In 2002, together with his team, Professor Vlacic was involved in field-tests in France to showcase their capability on public roads. Co-operative self-driving vehicle manoeuvres were demonstrated in settings with conventional vehicles. The opportunity was an “intense exchange of information” – that informed further research.


“Australia has contributed a lot of ideas and initial prototypes through testing those ideas in laboratory environments. But very often, unfortunately, commercialisation is taken offshore due to lack of support and because the automotive manufacturing industry has ceased in Australia.”


A polymath with a wide range of knowledge


As an engineer he is precise, logical, methodical and a capable mentor and teacher. But this is not all.


Look at his CV and you will see a list of achievements that dimension his brilliance – not only in engineering but also in philosophy and music, and particularly as a violinist. A polymath no doubt – talented and respected the world-over.


Professor Vlacic has addressed audiences at conferences in many countries – and since 1996 has been instrumental to bringing 13 conferences to the Gold Coast with more on the horizon.


Future Challenges in Intelligent Transport


Just think about all the technology that sits behind the modern motor vehicle, or large-scale passenger movers like buses, cruise ships, passenger or military aircraft, and you start to understand the wide impact of Intelligent Transport Systems. 


Professor Vlacic and his collaborators have been developing co-operative decision-making algorithms for deployment in Intelligent Transport long before these applications reached the marketplace for large-scale use.


The future of Intelligent Transport has been cracked wide open as the application of Artificial Intelligence and other high-tech systems continue to be rolled-out commercially.


Professor Vlacic notes that the major challenge continues to be the absence of integrated systems and interoperability amongst system components.


It’s a bit like the Apple versus Android divide, or an inability to appreciate, relate to and interact with other cultures due to a lack of understanding of their native languages, he reflects. The world of Intelligent Transport also has its own commercially and geo-politically driven platform silos. 


This lack of integration of systems – or holistic approach, means the benefits of Intelligent Transport Systems can be constrained.
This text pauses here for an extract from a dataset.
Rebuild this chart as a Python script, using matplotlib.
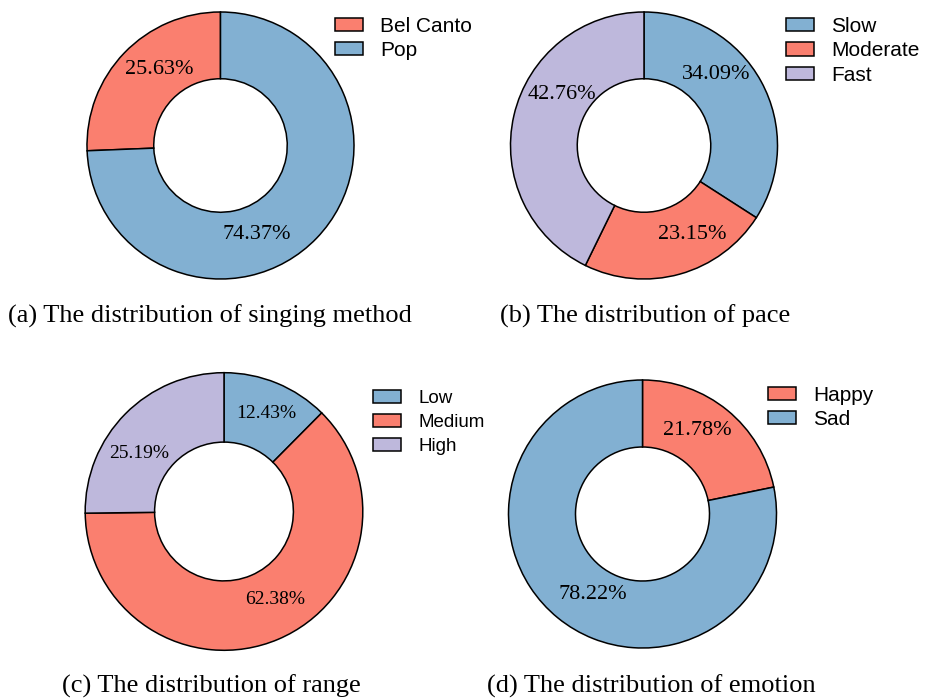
import numpy as np
import matplotlib
matplotlib.use('Agg')
import matplotlib.pyplot as plt

W, H = 927, 698
fig = plt.figure(figsize=(W / 100, H / 100), dpi=100)

RED = '#FA7F6F'
BLUE = '#82B0D2'
PURPLE = '#BEB8DC'

# ---- data ----
singing_labels = ['Bel Canto', 'Pop']
singing_values = [25.63, 74.37]
pace_labels = ['Slow', 'Moderate', 'Fast']
pace_values = [34.09, 23.15, 42.76]
range_labels = ['Low', 'Medium', 'High']
range_values = [12.43, 62.38, 25.19]
emotion_labels = ['Happy', 'Sad']
emotion_values = [21.78, 78.22]
captions = ['(a) The distribution of singing method',
            '(b) The distribution of pace',
            '(c) The distribution of range',
            '(d) The distribution of emotion']

# ---- layout / style (pixels) ----
panels = [
    dict(labels=singing_labels, values=singing_values, colors=[RED, BLUE],
         center=(220.5, 145.5), R=133.5, counterclock=True,
         lbl_ang=[129, -68], lbl_rad=[0.73, 0.72], pct_size=16,
         leg_xy=(335, 17), leg_size=15, leg_sp=0.24, cap_xy=(8, 316)),
    dict(labels=pace_labels, values=pace_values, colors=[BLUE, RED, PURPLE],
         center=(644, 145.5), R=133.5, counterclock=False,
         lbl_ang=[44.4, -61.8, 147.9], lbl_rad=[0.755, 0.76, 0.725], pct_size=16,
         leg_xy=(786, 17), leg_size=15, leg_sp=0.26, cap_xy=(500, 316)),
    dict(labels=range_labels, values=range_values, colors=[BLUE, RED, PURPLE],
         center=(224, 511.5), R=138.8, counterclock=False,
         lbl_ang=[66.7, -59.8, 145.5], lbl_rad=[0.765, 0.73, 0.74], pct_size=14,
         leg_xy=(373, 389.5), leg_size=13.5, leg_sp=0.38, cap_xy=(62, 686)),
    dict(labels=emotion_labels, values=emotion_values, colors=[RED, BLUE],
         center=(642.5, 514), R=134, counterclock=False,
         lbl_ang=[57, -122], lbl_rad=[0.745, 0.705], pct_size=16,
         leg_xy=(768, 386), leg_size=15, leg_sp=0.24, cap_xy=(487, 686)),
]

PAD = 1.02
for i, p in enumerate(panels):
    cx, cy = p['center']
    R = p['R'] * PAD
    ax = fig.add_axes([(cx - R) / W, 1 - (cy + R) / H, 2 * R / W, 2 * R / H])
    wedges, _ = ax.pie(p['values'], colors=p['colors'], startangle=90,
                       counterclock=p['counterclock'], radius=1,
                       wedgeprops=dict(width=0.5, edgecolor='black', linewidth=1.1))
    ax.set_xlim(-PAD, PAD)
    ax.set_ylim(-PAD, PAD)
    ax.axis('off')
    for v, a, r in zip(p['values'], p['lbl_ang'], p['lbl_rad']):
        t = np.deg2rad(a)
        ax.text(r * np.cos(t), r * np.sin(t), f'{v:.2f}%', ha='center', va='center',
                fontsize=p['pct_size'], family='Liberation Serif')
    fs = p['leg_size']
    fspx = fs * 100 / 72
    lx, ly = p['leg_xy']
    fig.legend(wedges, p['labels'], loc='upper left',
               bbox_to_anchor=(lx / W, 1 - ly / H), frameon=False,
               borderpad=0, borderaxespad=0,
               handlelength=28 / fspx, handleheight=13 / fspx,
               handletextpad=17 / fspx, labelspacing=p['leg_sp'],
               prop={'family': 'Liberation Sans', 'size': fs})
    capx, capy = p['cap_xy']
    fig.text(capx / W, 1 - capy / H, captions[i], ha='left', va='center',
             fontsize=19, family='Liberation Serif')

fig.savefig('out.png', dpi=100)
Symbolic beginning in Australia


Professor Vlacic’s personal story is remarkable – he arrived in Australia in 1991 at the same time as war broke out in his homeland of the former Yugoslavia. Brisbane has been his family’s home ever since.


“I was offered an academic position with Griffith in late 1990 and arrived with my family - wife Mira, son Bojan and daughter Jelena on the 6th of July 1991 departing from my former country, Socialist Federal Republic of Yugoslavia on the 4th of July 1991 - which was a symbolic beginning of my employment with Griffith University and my immersion in the Australian way of life.”


“Thus, our decision to move to Australia was made in early 1990, when we were in the USA on my Fulbright Post-doctoral Research Fellowship.”


He is pleased that Griffith University’s contribution to research into co-operative self-driving vehicles has been recognised by the profession, but is reluctant to claim personal credit for this.


“I do not like to talk about my achievements in the profession as they are not just my own achievements, but rather the outcomes of longstanding fruitful collaborations and interactions with my peers, my team and fellow students.”


Looking to the forefront has always been a focus of Professor Vlacic’s work – so what does the world of Intelligent Transport Systems look like in the future?


“Intelligent Transport System solutions, products and services bring a quality step change to the transport safety, increase people’s mobility, enable equality in accessing transport services and let people enjoy a journey to their destinations.”


Partnership with Destination Gold Coast


His partnership with Destination Gold Coast has been hugely successful because of his deep understanding of the impact and value of conferences.


“So far, I have organised 16 national and international conferences, 13 of them on the Gold Coast.  The very first one was in 1996. All of it thanks to enormous support received from the Destination Gold Coast Business Events. 


“Typically, our partnership starts immediately from the day of my decision to prepare a conference bid and lasts till the very last minute of the conference farewell session. 


“In 2024, as well as in 2025, I will host the Australian & New Zealand Control Conference and, also in 2025, I will bring the IEEE – Intelligent Transportation Systems Conference to Australia,” Professor Vlacic said.


For Professor Ljubo Vlacic the next chapter of his career will be immensely rewarding – and it will also be a great honour for the Gold Coast and Australia that he is at the helm of the IEEE-ITSS.


Global societies and associations play a key role in connecting communities and allowing knowledge transfer that enables ideas, discoveries, innovations and learning to flourish.


There is no doubt, that many will benefit from Professor Vlacic heading the global peak body for Intelligent Transport – as they have at Griffith University in the decades that he has been there.


He is a born teacher, connector and the Gold Coast is proud to honour him as one of its finest leaders and ambassadors.